Building Your Child’s Confidence
“Confidence is when you appreciate your abilities or qualities.”
Parents are most likely the first people to know when their child has low confidence. They are aware and most times worried about what may happen to such a child if they are not in the vicinity. Confidence is not innate for everyone; it is shaped by experiences, environment, and role models. In a family where the parents are outspoken and also include the child in the communication, teaching him effective ways to communicate also helps in building a confident child. Confidence can be built while a child is growing up. This article will explain some of the ways to help build a child’s confidence.
Security
Just as adults tend to feel insecure in relationships, children can also experience insecurity; there is a need for reassurance and ensuring the kids also feel secure. When a child makes a mistake, parents or guardians should reassure them that they are still loved. When a kid makes a mistake, they are at a delicate stage of not knowing how the guardian would react and are most times scared; if they are scolded or criticised, there is also a need for them to feel loved.
Positive Self-Talk
As children grow and begin making decisions, they often experience self-doubt and fear of failure. Encouraging them to use positive affirmations from an early age can help build their confidence. If a child becomes accustomed to speaking kindly to themselves and reinforcing their abilities, they will be more self-assured when making decisions later in life. A simple yet effective routine is having them stand in front of a mirror and say encouraging words out loud, reinforcing their belief in themselves.
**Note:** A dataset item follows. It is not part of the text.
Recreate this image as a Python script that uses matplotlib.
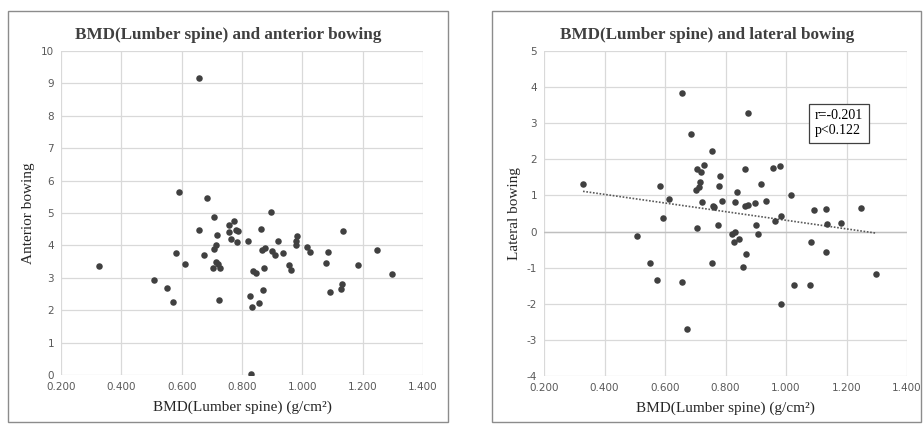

Asking for Their Advice or Opinion
Involving children in some decision-making process, asking for their opinion, and making use of it also helps children build self-confidence. The child believes they can make decisions and tends to be more confident in their choices.
Goal-Setting
Parents should teach their children how to set realistic goals. Children have dreams and ambitions. Sitting down with the child and helping them develop realistic ways or paths through which the goal can be achieved.
Appreciation
Celebrate their small wins and let them feel the smallest things count. Children who are recognised and appreciated for studying hard or preparing dinner will likely repeat more of these behaviours. A child who is appreciated tends to know that the smallest things matter. Even if he is not winning, the fact that the child is appreciated for trying will enable him to want to put in more effort while still maintaining high self-esteem.
Comparison
You compare your child’s grades with others and then determine whether the kid’s academic achievements are “normal”, better or excellent. Don’t compare other children to your child as this does more harm than good, as this can bruise your child’s self-esteem and make them feel inferior to others.
Role models
A parent is the first role model for a child. Your child is always watching and learning from you.
“Parents are the ultimate role models for children. Every word, movement and action has an effect. No other person or outside force has a greater influence on a child than the parent,” –Bob Keeshan.
Encouragement
Children need words of encouragement to do what they would not ordinarily do on a normal day; they also need constant words of encouragement that they are doing well and should continue that way. Adults, as well as children, are afraid of failure. Many parents often praise successes and give clear expectations on what will happen if the child excels. If a parent can be more open to discussing what failure is, they make clear what they regard as failure would help in building a child’s confidence. Children need clarity. If a child is clear on the consequences, he or she will be clear on what to do and not feel afraid or insecure.
Practice
It is one thing to have a talent and another to develop it. A parent should make time to recognise their child’s interests and try to develop them either by asking them to practice or joining them. For example, if a child is interested in football, then both parents should make time to practise with the child. It will go a long way in building the child’s confidence.
Let Them Act Their Age
A child should be allowed to act his or her age, not burdened by the restriction of behaving in a particular way. If a child is burdened by unnecessary responsibility, the child tends to feel emotionally drained and lose confidence.
Curiosity: Every child is naturally curious from wants to engage their curiosity. They tend to want to do everything and are often enamoured with the way things are going. Curiosity teaches children to be more observant.
Challenges and Limits
You can help build your child’s confidence by challenging them, asking them to perform small tasks and encouraging their accomplishment or encouraging them to take up new tasks. It is also important for all parents to know their child’s limits so as not to bruise or injure their confidence. By knowing your child’s limits, you know what works and what doesn’t work for them.
Social media savvy
The world is becoming more digital, and children are spending more time online. There is a need to set a clear boundary on what to use the internet for and the consequences of breaking it.